=== EXERCISE REQUIREMENTS ===
Lines containing "with" are to be counted. Report the count alone.

BEGIN MATERIAL

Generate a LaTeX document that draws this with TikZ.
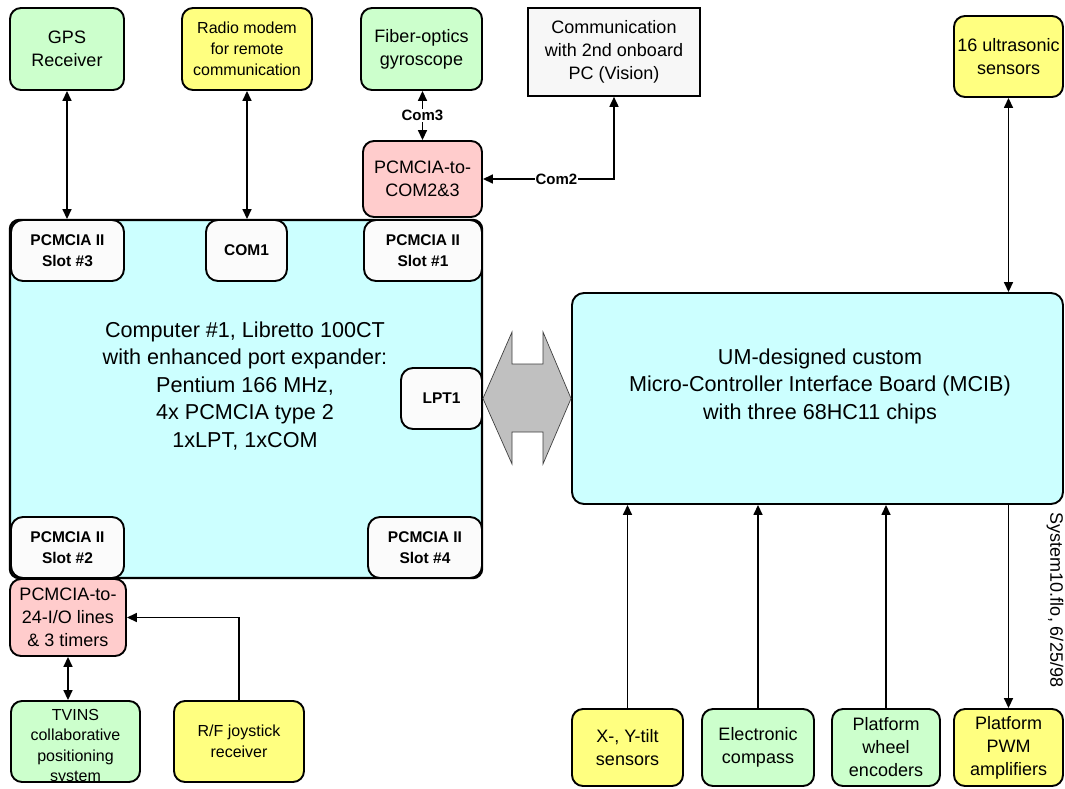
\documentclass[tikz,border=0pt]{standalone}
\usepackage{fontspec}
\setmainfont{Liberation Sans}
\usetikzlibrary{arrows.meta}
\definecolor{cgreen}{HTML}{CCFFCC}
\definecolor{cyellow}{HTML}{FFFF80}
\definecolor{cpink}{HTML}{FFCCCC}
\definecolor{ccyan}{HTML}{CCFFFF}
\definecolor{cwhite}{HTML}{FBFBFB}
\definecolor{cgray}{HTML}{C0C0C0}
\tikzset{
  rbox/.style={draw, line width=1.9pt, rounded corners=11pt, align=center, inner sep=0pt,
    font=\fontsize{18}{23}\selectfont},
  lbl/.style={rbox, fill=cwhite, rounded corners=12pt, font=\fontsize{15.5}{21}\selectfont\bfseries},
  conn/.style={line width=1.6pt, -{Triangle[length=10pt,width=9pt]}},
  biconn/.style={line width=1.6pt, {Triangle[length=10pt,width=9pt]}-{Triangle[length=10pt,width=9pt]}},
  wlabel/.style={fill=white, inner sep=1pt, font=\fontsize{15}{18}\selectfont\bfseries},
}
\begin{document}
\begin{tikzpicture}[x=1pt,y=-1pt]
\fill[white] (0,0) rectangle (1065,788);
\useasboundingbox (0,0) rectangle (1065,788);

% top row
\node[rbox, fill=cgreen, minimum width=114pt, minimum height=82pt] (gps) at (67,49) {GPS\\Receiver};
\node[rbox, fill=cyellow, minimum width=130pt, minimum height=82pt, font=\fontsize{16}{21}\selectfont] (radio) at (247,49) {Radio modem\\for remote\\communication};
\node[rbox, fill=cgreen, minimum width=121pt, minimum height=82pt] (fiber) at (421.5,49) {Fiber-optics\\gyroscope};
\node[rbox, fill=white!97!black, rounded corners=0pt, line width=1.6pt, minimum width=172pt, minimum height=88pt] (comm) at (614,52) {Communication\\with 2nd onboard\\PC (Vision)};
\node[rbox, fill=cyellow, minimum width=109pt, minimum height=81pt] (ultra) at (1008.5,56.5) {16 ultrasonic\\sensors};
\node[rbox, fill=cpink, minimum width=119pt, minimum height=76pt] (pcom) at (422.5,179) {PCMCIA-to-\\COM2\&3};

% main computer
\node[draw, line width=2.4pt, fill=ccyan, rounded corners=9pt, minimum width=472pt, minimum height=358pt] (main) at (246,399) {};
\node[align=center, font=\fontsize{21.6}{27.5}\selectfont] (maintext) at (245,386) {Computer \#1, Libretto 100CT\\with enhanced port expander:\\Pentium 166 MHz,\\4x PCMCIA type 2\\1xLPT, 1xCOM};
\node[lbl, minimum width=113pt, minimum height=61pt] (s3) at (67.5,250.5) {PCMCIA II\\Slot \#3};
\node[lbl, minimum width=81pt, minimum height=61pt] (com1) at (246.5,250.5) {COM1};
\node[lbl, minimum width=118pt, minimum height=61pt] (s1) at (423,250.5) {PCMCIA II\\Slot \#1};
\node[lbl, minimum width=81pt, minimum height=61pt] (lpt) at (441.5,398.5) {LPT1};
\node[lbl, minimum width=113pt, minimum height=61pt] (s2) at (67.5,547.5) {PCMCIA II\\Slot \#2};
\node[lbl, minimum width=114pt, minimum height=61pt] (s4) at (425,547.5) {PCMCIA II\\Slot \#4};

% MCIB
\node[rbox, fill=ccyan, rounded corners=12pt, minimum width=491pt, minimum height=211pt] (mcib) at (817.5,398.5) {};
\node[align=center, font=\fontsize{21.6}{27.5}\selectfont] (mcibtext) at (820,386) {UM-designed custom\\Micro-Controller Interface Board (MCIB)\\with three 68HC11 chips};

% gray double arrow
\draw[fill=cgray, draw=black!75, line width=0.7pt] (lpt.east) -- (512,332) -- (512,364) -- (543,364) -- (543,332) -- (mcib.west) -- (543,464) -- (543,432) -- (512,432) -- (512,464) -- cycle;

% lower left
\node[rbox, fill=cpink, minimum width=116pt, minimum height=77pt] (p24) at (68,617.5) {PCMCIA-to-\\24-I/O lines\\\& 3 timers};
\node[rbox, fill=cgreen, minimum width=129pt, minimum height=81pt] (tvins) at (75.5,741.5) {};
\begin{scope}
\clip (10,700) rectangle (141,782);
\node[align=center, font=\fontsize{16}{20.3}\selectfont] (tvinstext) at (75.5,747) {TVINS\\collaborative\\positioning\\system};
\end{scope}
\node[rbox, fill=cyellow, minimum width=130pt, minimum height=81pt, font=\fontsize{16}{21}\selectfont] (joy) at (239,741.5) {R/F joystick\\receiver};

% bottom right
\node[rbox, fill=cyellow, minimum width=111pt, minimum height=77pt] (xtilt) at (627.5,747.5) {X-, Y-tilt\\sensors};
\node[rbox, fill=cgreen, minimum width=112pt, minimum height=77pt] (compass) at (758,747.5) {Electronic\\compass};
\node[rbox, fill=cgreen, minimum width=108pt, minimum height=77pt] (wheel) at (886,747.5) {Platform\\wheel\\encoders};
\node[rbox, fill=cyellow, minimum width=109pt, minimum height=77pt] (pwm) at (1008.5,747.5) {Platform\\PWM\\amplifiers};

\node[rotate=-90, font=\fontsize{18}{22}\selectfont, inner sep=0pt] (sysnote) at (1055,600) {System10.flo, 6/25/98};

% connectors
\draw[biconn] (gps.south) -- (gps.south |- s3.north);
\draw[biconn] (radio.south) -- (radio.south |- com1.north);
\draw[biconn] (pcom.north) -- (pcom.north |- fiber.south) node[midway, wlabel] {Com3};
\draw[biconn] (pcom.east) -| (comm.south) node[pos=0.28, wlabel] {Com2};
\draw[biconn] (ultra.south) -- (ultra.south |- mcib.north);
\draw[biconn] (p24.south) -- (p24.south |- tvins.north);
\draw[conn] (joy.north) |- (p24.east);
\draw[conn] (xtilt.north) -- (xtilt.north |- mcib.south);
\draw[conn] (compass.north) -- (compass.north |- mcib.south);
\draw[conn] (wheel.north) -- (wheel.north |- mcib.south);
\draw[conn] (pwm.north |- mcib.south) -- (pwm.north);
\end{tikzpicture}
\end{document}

END MATERIAL

=== WRITTEN ANSWER ===
4